— START —

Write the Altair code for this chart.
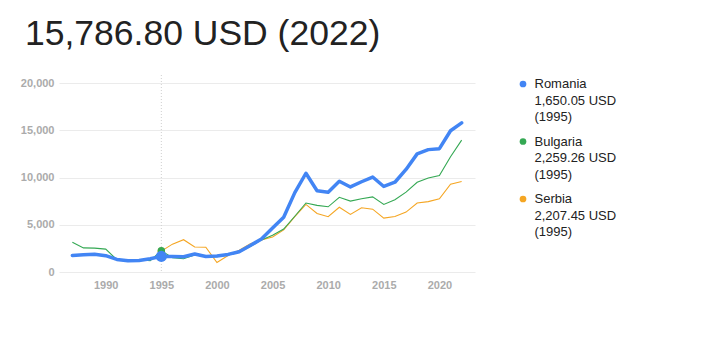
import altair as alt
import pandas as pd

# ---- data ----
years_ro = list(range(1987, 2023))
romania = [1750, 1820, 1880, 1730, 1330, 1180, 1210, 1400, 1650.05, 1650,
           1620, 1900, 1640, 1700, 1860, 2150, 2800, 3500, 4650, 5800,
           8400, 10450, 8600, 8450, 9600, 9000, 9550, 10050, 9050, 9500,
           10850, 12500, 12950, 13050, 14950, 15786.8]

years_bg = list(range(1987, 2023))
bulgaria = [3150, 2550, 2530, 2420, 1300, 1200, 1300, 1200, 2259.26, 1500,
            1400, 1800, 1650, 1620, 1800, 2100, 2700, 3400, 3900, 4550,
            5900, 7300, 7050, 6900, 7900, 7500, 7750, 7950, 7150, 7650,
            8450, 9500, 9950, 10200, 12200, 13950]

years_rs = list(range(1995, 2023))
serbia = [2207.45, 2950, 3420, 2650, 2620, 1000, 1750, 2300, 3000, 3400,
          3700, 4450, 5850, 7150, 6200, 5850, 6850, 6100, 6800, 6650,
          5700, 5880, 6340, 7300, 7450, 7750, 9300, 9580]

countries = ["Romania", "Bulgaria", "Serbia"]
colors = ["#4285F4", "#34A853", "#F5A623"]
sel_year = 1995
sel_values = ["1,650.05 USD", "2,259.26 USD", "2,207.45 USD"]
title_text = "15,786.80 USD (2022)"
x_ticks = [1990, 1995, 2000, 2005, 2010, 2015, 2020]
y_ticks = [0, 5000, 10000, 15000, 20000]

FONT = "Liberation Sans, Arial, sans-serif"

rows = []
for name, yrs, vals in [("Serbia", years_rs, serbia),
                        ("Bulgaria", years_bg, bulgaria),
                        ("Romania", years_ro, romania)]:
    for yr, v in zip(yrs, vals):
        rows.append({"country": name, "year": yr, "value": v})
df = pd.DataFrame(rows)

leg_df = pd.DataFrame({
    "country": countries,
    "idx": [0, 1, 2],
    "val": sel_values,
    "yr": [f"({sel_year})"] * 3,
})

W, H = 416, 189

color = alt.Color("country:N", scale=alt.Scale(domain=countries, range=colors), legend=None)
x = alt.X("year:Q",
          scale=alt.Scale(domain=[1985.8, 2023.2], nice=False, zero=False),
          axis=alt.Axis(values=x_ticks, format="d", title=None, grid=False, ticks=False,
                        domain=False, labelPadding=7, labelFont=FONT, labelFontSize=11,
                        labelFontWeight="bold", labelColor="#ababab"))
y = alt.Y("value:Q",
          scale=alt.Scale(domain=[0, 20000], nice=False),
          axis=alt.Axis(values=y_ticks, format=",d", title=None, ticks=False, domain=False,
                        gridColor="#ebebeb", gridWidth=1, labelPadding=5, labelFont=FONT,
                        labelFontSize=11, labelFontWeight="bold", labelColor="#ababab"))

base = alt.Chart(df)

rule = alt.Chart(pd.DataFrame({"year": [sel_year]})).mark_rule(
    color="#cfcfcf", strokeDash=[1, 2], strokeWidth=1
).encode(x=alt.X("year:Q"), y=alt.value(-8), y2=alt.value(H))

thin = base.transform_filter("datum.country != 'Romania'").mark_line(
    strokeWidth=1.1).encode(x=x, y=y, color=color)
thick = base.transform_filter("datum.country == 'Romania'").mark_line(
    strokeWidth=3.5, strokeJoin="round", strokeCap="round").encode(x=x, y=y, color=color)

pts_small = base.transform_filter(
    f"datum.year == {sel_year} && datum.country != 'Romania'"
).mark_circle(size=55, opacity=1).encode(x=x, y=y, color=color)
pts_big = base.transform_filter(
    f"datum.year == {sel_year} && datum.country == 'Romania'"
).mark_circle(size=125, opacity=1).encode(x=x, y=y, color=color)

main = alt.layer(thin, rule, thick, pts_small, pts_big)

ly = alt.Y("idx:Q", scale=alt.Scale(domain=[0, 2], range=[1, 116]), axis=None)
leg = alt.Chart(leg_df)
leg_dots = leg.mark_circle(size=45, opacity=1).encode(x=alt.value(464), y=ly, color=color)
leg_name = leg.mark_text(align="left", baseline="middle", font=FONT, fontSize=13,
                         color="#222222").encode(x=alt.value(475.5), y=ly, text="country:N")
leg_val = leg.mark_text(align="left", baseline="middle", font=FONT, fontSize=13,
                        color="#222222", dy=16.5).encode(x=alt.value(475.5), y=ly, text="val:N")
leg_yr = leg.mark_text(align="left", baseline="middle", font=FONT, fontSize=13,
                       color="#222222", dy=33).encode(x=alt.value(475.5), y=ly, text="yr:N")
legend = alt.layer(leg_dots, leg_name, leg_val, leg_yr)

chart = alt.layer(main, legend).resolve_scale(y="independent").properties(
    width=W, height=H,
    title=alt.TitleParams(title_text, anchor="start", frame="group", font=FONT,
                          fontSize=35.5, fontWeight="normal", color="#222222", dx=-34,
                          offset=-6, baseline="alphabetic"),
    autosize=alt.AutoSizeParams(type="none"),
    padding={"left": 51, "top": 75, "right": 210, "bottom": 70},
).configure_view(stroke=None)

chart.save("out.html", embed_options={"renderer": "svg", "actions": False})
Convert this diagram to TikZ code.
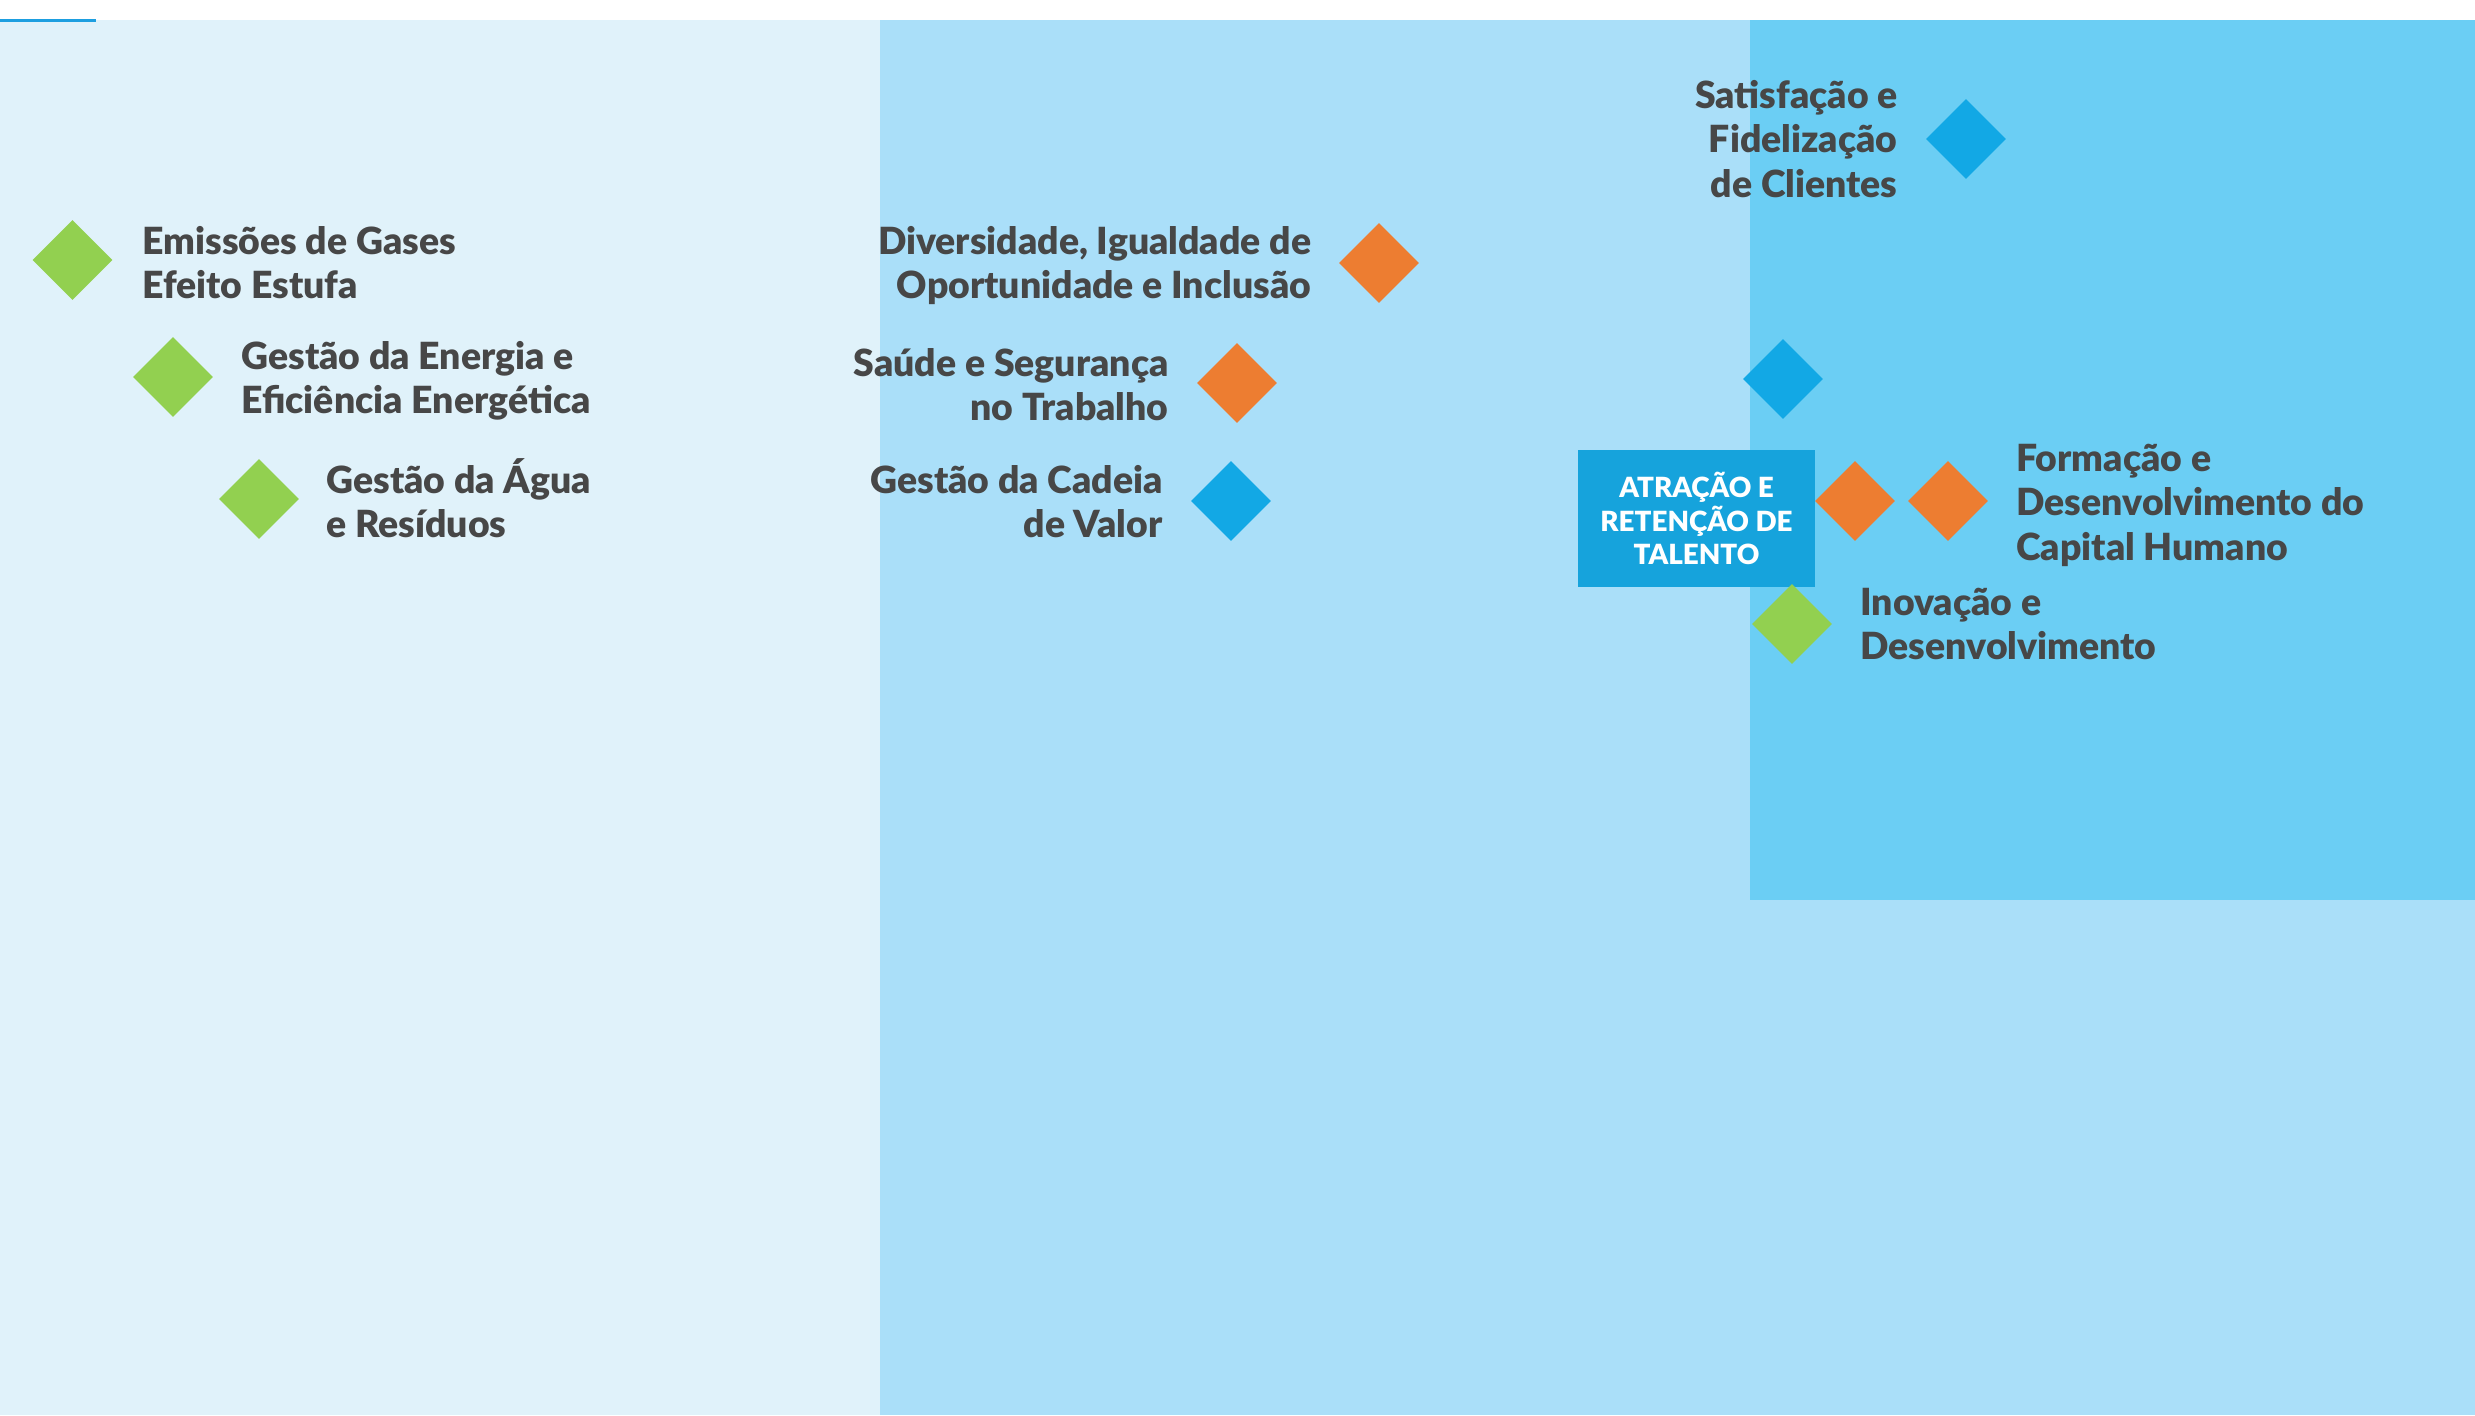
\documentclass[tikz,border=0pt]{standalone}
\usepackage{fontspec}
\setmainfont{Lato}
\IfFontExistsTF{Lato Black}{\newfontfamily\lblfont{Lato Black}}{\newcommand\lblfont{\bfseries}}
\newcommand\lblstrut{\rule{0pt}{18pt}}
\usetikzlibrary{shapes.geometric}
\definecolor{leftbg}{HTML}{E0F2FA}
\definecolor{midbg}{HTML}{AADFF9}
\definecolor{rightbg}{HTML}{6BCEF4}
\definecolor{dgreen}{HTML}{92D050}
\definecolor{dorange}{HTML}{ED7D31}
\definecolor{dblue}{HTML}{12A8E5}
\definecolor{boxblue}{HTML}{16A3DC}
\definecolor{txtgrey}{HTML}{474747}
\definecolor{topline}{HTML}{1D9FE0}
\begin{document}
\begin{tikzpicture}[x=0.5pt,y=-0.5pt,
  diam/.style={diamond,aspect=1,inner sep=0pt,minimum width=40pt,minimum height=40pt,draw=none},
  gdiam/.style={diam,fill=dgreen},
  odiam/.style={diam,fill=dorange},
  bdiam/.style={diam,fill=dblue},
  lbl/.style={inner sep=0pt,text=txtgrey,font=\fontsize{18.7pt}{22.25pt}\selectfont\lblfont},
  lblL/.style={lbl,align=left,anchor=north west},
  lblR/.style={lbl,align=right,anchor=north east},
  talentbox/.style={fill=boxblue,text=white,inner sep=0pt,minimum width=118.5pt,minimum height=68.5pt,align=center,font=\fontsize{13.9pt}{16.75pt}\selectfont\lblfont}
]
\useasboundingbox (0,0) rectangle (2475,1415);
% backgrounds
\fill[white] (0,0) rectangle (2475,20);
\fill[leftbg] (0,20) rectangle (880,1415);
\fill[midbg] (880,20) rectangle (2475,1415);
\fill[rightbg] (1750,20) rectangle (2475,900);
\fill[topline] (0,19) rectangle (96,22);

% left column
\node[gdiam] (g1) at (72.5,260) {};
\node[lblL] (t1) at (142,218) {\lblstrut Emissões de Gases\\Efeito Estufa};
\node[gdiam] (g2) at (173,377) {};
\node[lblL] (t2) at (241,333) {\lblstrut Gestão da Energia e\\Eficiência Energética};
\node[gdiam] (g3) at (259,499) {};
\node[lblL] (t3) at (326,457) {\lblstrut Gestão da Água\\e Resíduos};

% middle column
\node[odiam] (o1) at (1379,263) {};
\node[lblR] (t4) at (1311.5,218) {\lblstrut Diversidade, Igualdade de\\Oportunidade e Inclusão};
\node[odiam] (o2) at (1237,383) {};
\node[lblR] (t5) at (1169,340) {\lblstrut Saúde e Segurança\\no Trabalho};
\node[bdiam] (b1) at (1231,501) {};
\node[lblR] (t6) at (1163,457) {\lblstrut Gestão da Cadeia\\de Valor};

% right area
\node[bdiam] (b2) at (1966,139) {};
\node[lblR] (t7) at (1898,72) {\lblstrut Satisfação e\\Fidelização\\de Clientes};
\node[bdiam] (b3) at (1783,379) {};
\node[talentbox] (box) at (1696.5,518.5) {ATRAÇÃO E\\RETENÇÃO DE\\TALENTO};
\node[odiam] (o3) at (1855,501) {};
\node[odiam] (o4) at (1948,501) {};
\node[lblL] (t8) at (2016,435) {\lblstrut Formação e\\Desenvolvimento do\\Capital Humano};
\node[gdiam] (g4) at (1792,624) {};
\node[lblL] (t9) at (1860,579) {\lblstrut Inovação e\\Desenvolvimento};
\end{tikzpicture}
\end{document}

— END —

* **INSTRUCTION**
Transcribe exactly, with no pictures, the lines running from the first line of the material through the line holding "import pandas as pd".

* **SOLVED EXERCISE**
Write the Altair code for this chart.
import altair as alt
import pandas as pd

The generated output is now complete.